Trump accused President Joe Biden, the Democrat who defeated him in 2020, of having "quickly created the biggest border disaster" by jettisoning his border policies.

The former president also alleged Biden has been going along with Democrats' wishes to target parents and Christians while ignoring violence in cities.

"They are turning our communities into war zones ... almost as if we lived in a third world nation," Trump said. "We are going to fight for this nation we love so much."

He said Republicans will win back the Senate and House.

"Would anybody like for me to run for president?" he asked, bringing the crowd to its feet, roaring and applauding.

Photo Gallery

Trump in Nashville

The Democratic National Committee struck back at the former president and his "Make America Great Again" movement in a statement.

"Donald Trump took the stage at the Faith and Freedom Conference today (Friday) to double down on the same conspiracy theories that led to the Jan. 6 attacks on the U.S. Capitol," the statement said. "Instead of taking even an ounce of responsibility, Donald Trump unsurprisingly used his platform to push dangerous lies, downplay the violent attacks and spread his toxic MAGA agenda."

Democrats also noted that "the defeated former president did not mince words as he made clear that he is the leader of today's Republican Party."

Prior to Trump's speech, a number of senators and congressmen addressed the audience, among them U.S. Sens. Marsha Blackburn and Bill Hagerty of Tennessee. Both voted to certify the 2020 election.

The Tennessee Lookout reported Blackburn accused the Biden administration and liberals of launching an all-out attack on people's faith, families, freedom and religious liberties.

And she emphasized the importance of a pending U.S. Supreme Court decision on abortion.

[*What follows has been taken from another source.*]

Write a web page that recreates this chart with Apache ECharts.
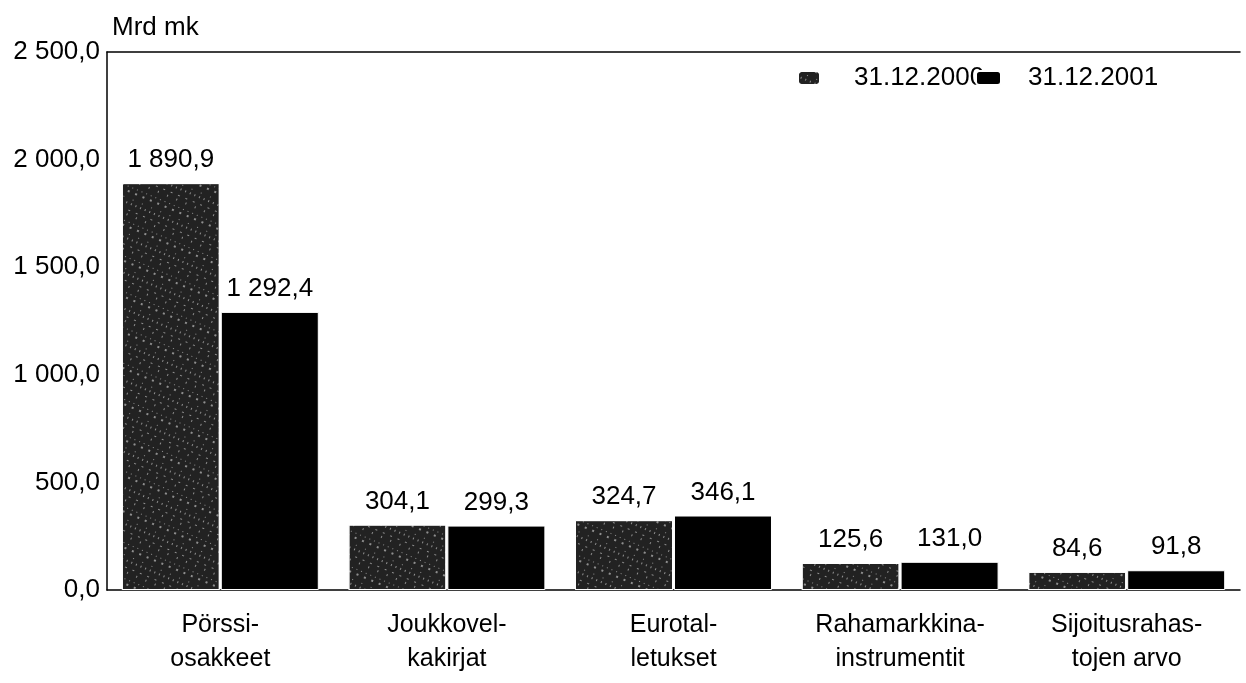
<!DOCTYPE html>
<html>
<head>
<meta charset="utf-8">
<script src="https://cdn.jsdelivr.net/npm/echarts@6/dist/echarts.min.js"></script>
<style>
html,body{margin:0;padding:0;background:#fff;}
#chart{width:1246px;height:683px;}
</style>
</head>
<body>
<div id="chart"></div>
<script>
const categories = ["Pörssi-\nosakkeet", "Joukkovel-\nkakirjat", "Eurotal-\nletukset", "Rahamarkkina-\ninstrumentit", "Sijoitusrahas-\ntojen arvo"];
const seriesNames = ["31.12.2000", "31.12.2001"];
const values2000 = [1890.9, 304.1, 324.7, 125.6, 84.6];
const values2001 = [1292.4, 299.3, 346.1, 131.0, 91.8];
const yTicks = { min: 0, max: 2500, interval: 500 };
const unitLabel = "Mrd mk";

function fmt(v) {
  const s = Number(v).toFixed(1);
  const parts = s.split('.');
  const intPart = parts[0].replace(/\B(?=(\d{3})+(?!\d))/g, ' ');
  return intPart + ',' + parts[1];
}

const FONT = 'Liberation Sans, Arial, sans-serif';
const legendBase = {
  top: 65, padding: 0,
  itemHeight: 14,
  textStyle: { fontFamily: FONT, fontSize: 26, color: '#000' }
};
const chart = echarts.init(document.getElementById('chart'));
chart.setOption({
  animation: false,
  backgroundColor: '#fff',
  textStyle: { fontFamily: FONT, color: '#000' },
  title: {
    text: unitLabel, left: 107, top: 10,
    textStyle: { fontFamily: FONT, fontSize: 26, fontWeight: 'normal', color: '#000' }
  },
  legend: [
    Object.assign({}, legendBase, {
      data: [seriesNames[0]], left: 797, itemWidth: 22,
      textStyle: Object.assign({}, legendBase.textStyle, { padding: [0, 0, 0, 29] })
    }),
    Object.assign({}, legendBase, {
      data: [seriesNames[1]], left: 975, itemWidth: 25, z: 10,
      textStyle: Object.assign({}, legendBase.textStyle, { padding: [0, 0, 0, 22] })
    })
  ],
  grid: { left: 107, right: 6, top: 52, bottom: 93, containLabel: false },
  xAxis: [{
    type: 'category', data: categories,
    axisLine: { show: true, lineStyle: { color: '#000', width: 1.5 } },
    axisTick: { show: false },
    axisLabel: { fontFamily: FONT, fontSize: 25, color: '#000', lineHeight: 34, margin: 18, interval: 0 }
  }, {
    type: 'category', data: categories, position: 'top',
    axisLine: { show: true, onZero: false, lineStyle: { color: '#000', width: 1.5 } },
    axisTick: { show: false }, axisLabel: { show: false }
  }],
  yAxis: {
    type: 'value', min: yTicks.min, max: yTicks.max, interval: yTicks.interval,
    axisLine: { show: true, lineStyle: { color: '#000', width: 1.5 } },
    axisTick: { show: false },
    splitLine: { show: false },
    axisLabel: { fontFamily: FONT, fontSize: 26, color: '#000', margin: 7, formatter: fmt }
  },
  series: [{
    name: seriesNames[0], type: 'bar', data: values2000,
    barWidth: 98, barGap: '1%',
    itemStyle: {
      color: '#222', borderColor: '#fff', borderWidth: 1,
      decal: {
        symbol: 'rect', color: 'rgba(255,255,255,0.55)', symbolSize: 0.9,
        dashArrayX: [[1, 4], [2, 6], [1, 9]], dashArrayY: [1, 3, 2, 5], rotation: 0.4
      }
    },
    label: { show: true, position: 'top', distance: 10, fontFamily: FONT, fontSize: 26, color: '#000', formatter: p => fmt(p.value) }
  }, {
    name: seriesNames[1], type: 'bar', data: values2001,
    barWidth: 98,
    itemStyle: { color: '#000', borderColor: '#fff', borderWidth: 1 },
    label: { show: true, position: 'top', distance: 10, fontFamily: FONT, fontSize: 26, color: '#000', formatter: p => fmt(p.value) }
  }]
});
</script>
</body>
</html>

Blackburn also accused tech companies of censoring her for saying transgender women should not be competing against women in athletics.

"Now they're being told to be inclusive and fair, you have to let biological males compete" in school and college sports, the Lookout reported her as saying, with Blackburn stressing the importance of the federal Title IX code in enabling girls and women to compete in sports.

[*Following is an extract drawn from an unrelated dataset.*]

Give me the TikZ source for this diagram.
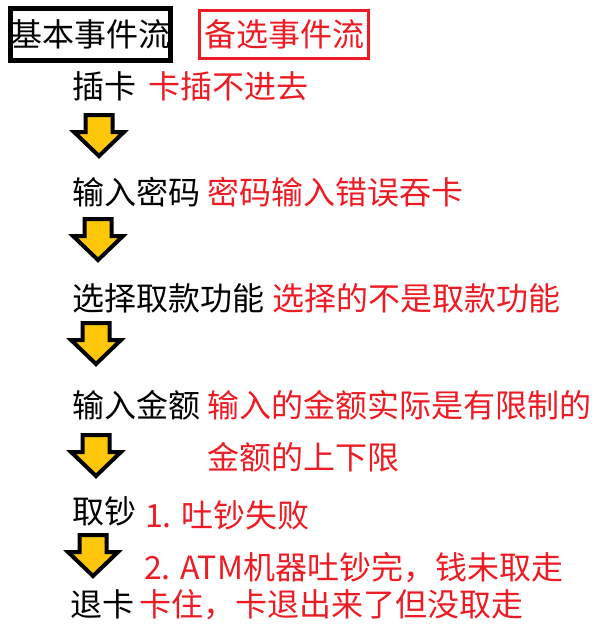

"What do you expect from people who can't define the word 'woman'?" she said.

Earlier, Hagerty, Trump's former U.S. ambassador to Japan, said the former president's America First approach put to an end his Democratic predecessor Barack Obama's approach to leadership.

"Biden's approach has been America Last on every front," Hagerty said. "Since Day One, Biden has delivered failure after failure" while emboldening U.S. adversaries on everything, Hagerty said.

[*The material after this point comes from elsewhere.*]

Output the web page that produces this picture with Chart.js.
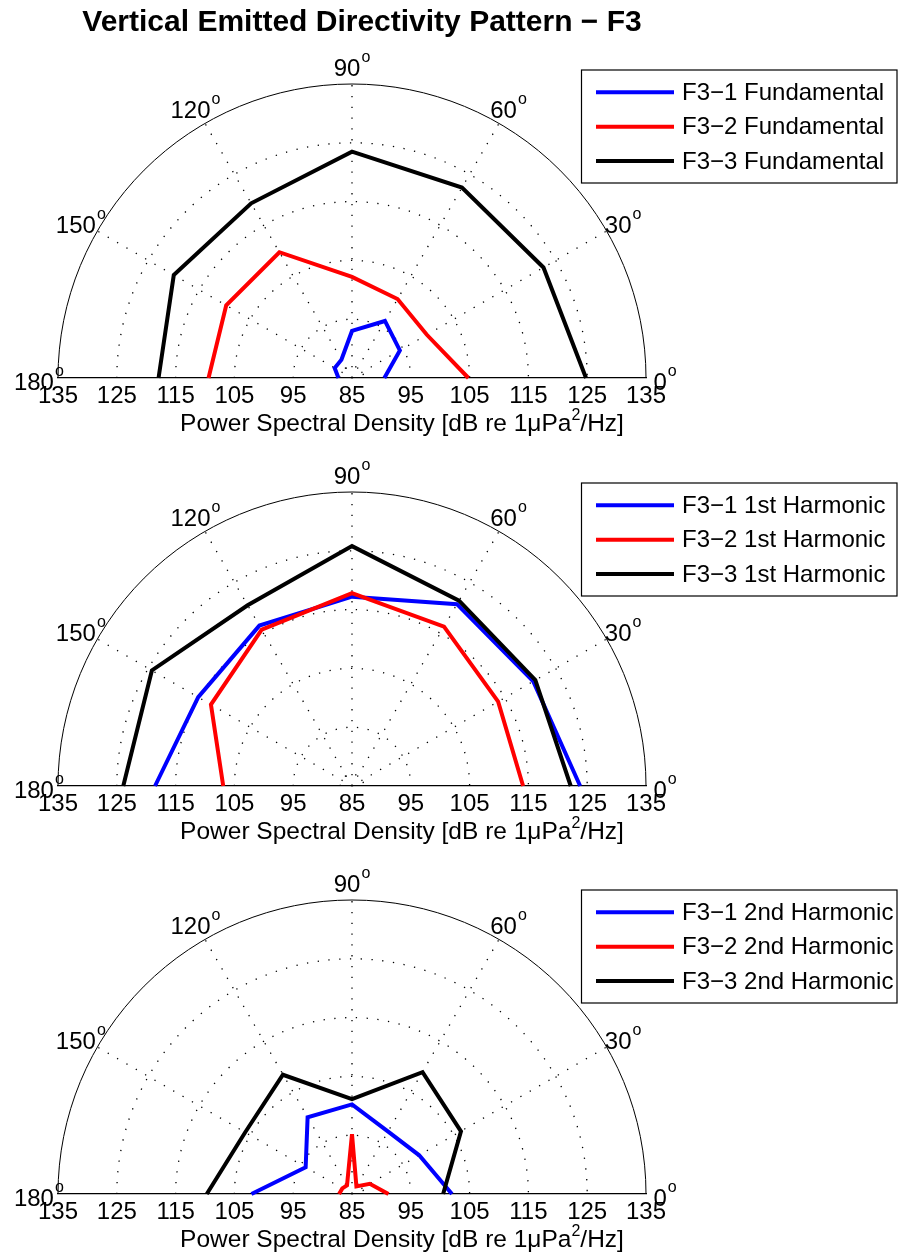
<!DOCTYPE html>
<html>
<head>
<meta charset="utf-8">
<title>Vertical Emitted Directivity Pattern - F3</title>
<script src="https://cdn.jsdelivr.net/npm/chart.js@4.4.1/dist/chart.umd.min.js"></script>
<style>
  body { margin: 0; background: #fff; }
  #wrap { position: relative; width: 898px; height: 1256px; overflow: hidden; }
  canvas { position: absolute; left: 0; }
</style>
</head>
<body>
<div id="wrap">
  <canvas id="c1" width="898" height="440" style="top:0px"></canvas>
  <canvas id="c2" width="898" height="440" style="top:408px"></canvas>
  <canvas id="c3" width="898" height="439" style="top:817px"></canvas>
</div>
<script>
// angles (deg) and dB values
var angles = [0, 30, 60, 90, 120, 150, 180];
var angleLabels = ['0', '30', '60', '90', '120', '150', '180'];
var xTickLabels = ['135', '125', '115', '105', '95', '85', '95', '105', '115', '125', '135'];
var rMin = 85;
var rMax = 135;
var gridRings = [87, 95, 105, 115, 125];

var fundF31 = [90.5, 94.4, 96.2, 93.0, 88.6, 88.4, 87.3];
var fundF32 = [104.8, 99.7, 100.5, 102.2, 109.7, 109.7, 109.4];
var fundF33 = [124.8, 122.6, 122.4, 123.5, 119.3, 120.0, 117.9];

var harm1F31 = [123.8, 120.6, 120.7, 117.2, 116.5, 115.2, 118.5];
var harm1F32 = [114.1, 113.7, 116.3, 117.8, 115.7, 112.7, 106.9];
var harm1F33 = [122.2, 121.0, 121.4, 125.8, 120.5, 124.3, 123.9];

var harm2F31 = [102.0, 98.2, 97.3, 100.3, 100.1, 94.1, 102.1];
var harm2F32 = [91.2, 88.5, 86.5, 95.2, 86.7, 86.9, 87.2];
var harm2F33 = [100.5, 106.4, 109.0, 101.2, 108.5, 106.0, 109.7];

var fundNames = ['F3\u22121 Fundamental', 'F3\u22122 Fundamental', 'F3\u22123 Fundamental'];
var harm1Names = ['F3\u22121 1st Harmonic', 'F3\u22122 1st Harmonic', 'F3\u22123 1st Harmonic'];
var harm2Names = ['F3\u22121 2nd Harmonic', 'F3\u22122 2nd Harmonic', 'F3\u22123 2nd Harmonic'];

var colors = ['#0000ff', '#ff0000', '#000000'];
var FONT = '"Liberation Sans", Arial, Helvetica, sans-serif';
Chart.defaults.font.family = FONT;

function toXY(vals) {
  var pts = [];
  for (var i = 0; i < angles.length; i++) {
    var a = angles[i] * Math.PI / 180;
    var r = vals[i] - rMin;
    pts.push({ x: r * Math.cos(a), y: r * Math.sin(a) });
  }
  return pts;
}

// grid, angle labels, legend, titles
var polarDeco = {
  id: 'polarDeco',
  beforeDatasetsDraw: function (chart) {
    var ctx = chart.ctx;
    var xs = chart.scales.x, ys = chart.scales.y;
    var cx = xs.getPixelForValue(0), cy = ys.getPixelForValue(0);
    var R = xs.getPixelForValue(rMax - rMin) - cx;
    ctx.save();
    ctx.strokeStyle = '#000';
    ctx.lineWidth = 1.3;
    ctx.setLineDash([1.3, 9.5]);
    for (var i = 0; i < gridRings.length; i++) {
      var rr = xs.getPixelForValue(gridRings[i] - rMin) - cx;
      ctx.beginPath();
      ctx.arc(cx, cy, rr, Math.PI, 2 * Math.PI);
      ctx.stroke();
    }
    for (var k = 1; k < angles.length - 1; k++) {
      var a = angles[k] * Math.PI / 180;
      ctx.beginPath();
      ctx.moveTo(cx, cy);
      ctx.lineTo(cx + R * Math.cos(a), cy - R * Math.sin(a));
      ctx.stroke();
    }
    ctx.setLineDash([]);
    ctx.lineWidth = 1;
    ctx.beginPath();
    ctx.arc(cx, cy, R, Math.PI, 2 * Math.PI);
    ctx.stroke();

    // angle labels with superscript o
    ctx.fillStyle = '#000';
    ctx.textAlign = 'left';
    ctx.textBaseline = 'alphabetic';
    var rl = R * 1.065;
    for (var j = 0; j < angleLabels.length; j++) {
      var b = angles[j] * Math.PI / 180;
      ctx.font = '24px ' + FONT;
      var w1 = ctx.measureText(angleLabels[j]).width;
      ctx.font = '16px ' + FONT;
      var w2 = ctx.measureText('o').width;
      var W = w1 + 1 + w2;
      var lx = cx + rl * Math.cos(b) - W / 2;
      var base = cy - rl * Math.sin(b) + 11.5;
      ctx.font = '24px ' + FONT;
      ctx.fillText(angleLabels[j], lx, base);
      ctx.font = '16px ' + FONT;
      ctx.fillText('o', lx + w1 + 1, base - 14);
    }
    ctx.restore();
  },
  afterDraw: function (chart, args, opts) {
    var ctx = chart.ctx;
    var ys = chart.scales.y;
    var cy = ys.getPixelForValue(0);
    ctx.save();
    ctx.fillStyle = '#000';
    ctx.textBaseline = 'alphabetic';
    ctx.textAlign = 'left';

    // x label with superscript 2
    var p1 = 'Power Spectral Density [dB re 1\u03bcPa', p2 = '2', p3 = '/Hz]';
    ctx.font = '24.5px ' + FONT;
    var a1 = ctx.measureText(p1).width, a3 = ctx.measureText(p3).width;
    ctx.font = '16px ' + FONT;
    var a2 = ctx.measureText(p2).width;
    var sx = 402 - (a1 + a2 + a3) / 2, by = cy + 53;
    ctx.font = '24.5px ' + FONT;
    ctx.fillText(p1, sx, by);
    ctx.fillText(p3, sx + a1 + a2, by);
    ctx.font = '16px ' + FONT;
    ctx.fillText(p2, sx + a1, by - 11);

    // legend
    var top = opts.legendTop;
    ctx.strokeStyle = '#000';
    ctx.lineWidth = 1.2;
    ctx.strokeRect(581.5, top, 315.5, 113);
    var ds = chart.data.datasets;
    ctx.font = '24px ' + FONT;
    ctx.textBaseline = 'middle';
    for (var i = 0; i < ds.length; i++) {
      var ly = top + 22.3 + i * 34.4;
      ctx.strokeStyle = ds[i].borderColor;
      ctx.lineWidth = 4;
      ctx.beginPath();
      ctx.moveTo(596, ly);
      ctx.lineTo(674, ly);
      ctx.stroke();
      ctx.fillText(ds[i].label, 682, ly + 1);
    }

    if (opts.title) {
      ctx.font = 'bold 30px ' + FONT;
      ctx.textAlign = 'center';
      ctx.textBaseline = 'middle';
      ctx.fillText(opts.title, 362, 23);
    }
    ctx.restore();
  }
};

function makePolar(id, series, names, legendTop, title) {
  var datasets = [];
  for (var i = 0; i < series.length; i++) {
    datasets.push({
      label: names[i],
      data: toXY(series[i]),
      borderColor: colors[i],
      backgroundColor: colors[i],
      borderWidth: 4,
      showLine: true,
      pointRadius: 0,
      tension: 0,
      fill: false,
      clip: false,
      order: series.length - i
    });
  }
  return new Chart(document.getElementById(id), {
    type: 'scatter',
    data: { datasets: datasets },
    options: {
      responsive: false,
      animation: false,
      events: [],
      layout: { padding: { left: 58, right: 252, top: 84, bottom: 32 } },
      plugins: {
        legend: { display: false },
        tooltip: { enabled: false },
        polarDeco: { legendTop: legendTop, title: title }
      },
      scales: {
        x: {
          type: 'linear',
          min: -(rMax - rMin),
          max: rMax - rMin,
          afterFit: function (s) { s.height = 30; },
          grid: { display: false },
          border: { display: true, color: '#000', width: 1.3 },
          ticks: {
            stepSize: 10,
            autoSkip: false,
            maxRotation: 0,
            padding: -4,
            color: '#000',
            font: { size: 24 },
            callback: function (v, idx) { return xTickLabels[idx]; }
          }
        },
        y: { display: false, min: 0, max: rMax - rMin }
      }
    },
    plugins: [polarDeco]
  });
}

makePolar('c1', [fundF31, fundF32, fundF33], fundNames, 70, 'Vertical Emitted Directivity Pattern \u2212 F3');
makePolar('c2', [harm1F31, harm1F32, harm1F33], harm1Names, 75, null);
makePolar('c3', [harm2F31, harm2F32, harm2F33], harm2Names, 73, null);
</script>
</body>
</html>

"On almost every issue, our nation is worse off under Joe Biden," Hagerty said, citing problems at the U.S. border with Mexico accompanied by what he called an explosion of fentanyl drug deaths.

Hagerty accused Biden and his administration of cozying up to Iran and Venezuela and said Biden's policies are driving up oil prices and benefitting Russian President Vladimir Putin. He also hit Biden on the abrupt withdrawal of troops from Afghanistan, a topic also emphasized by Trump.

Hagerty also criticized Biden's approach to China, saying it has emboldened Chinese leaders.

"All of this is why we must set our sights on November, the stakes are high," Hagerty said, later adding "it's no understatement to say the future of our country hangs in the balance."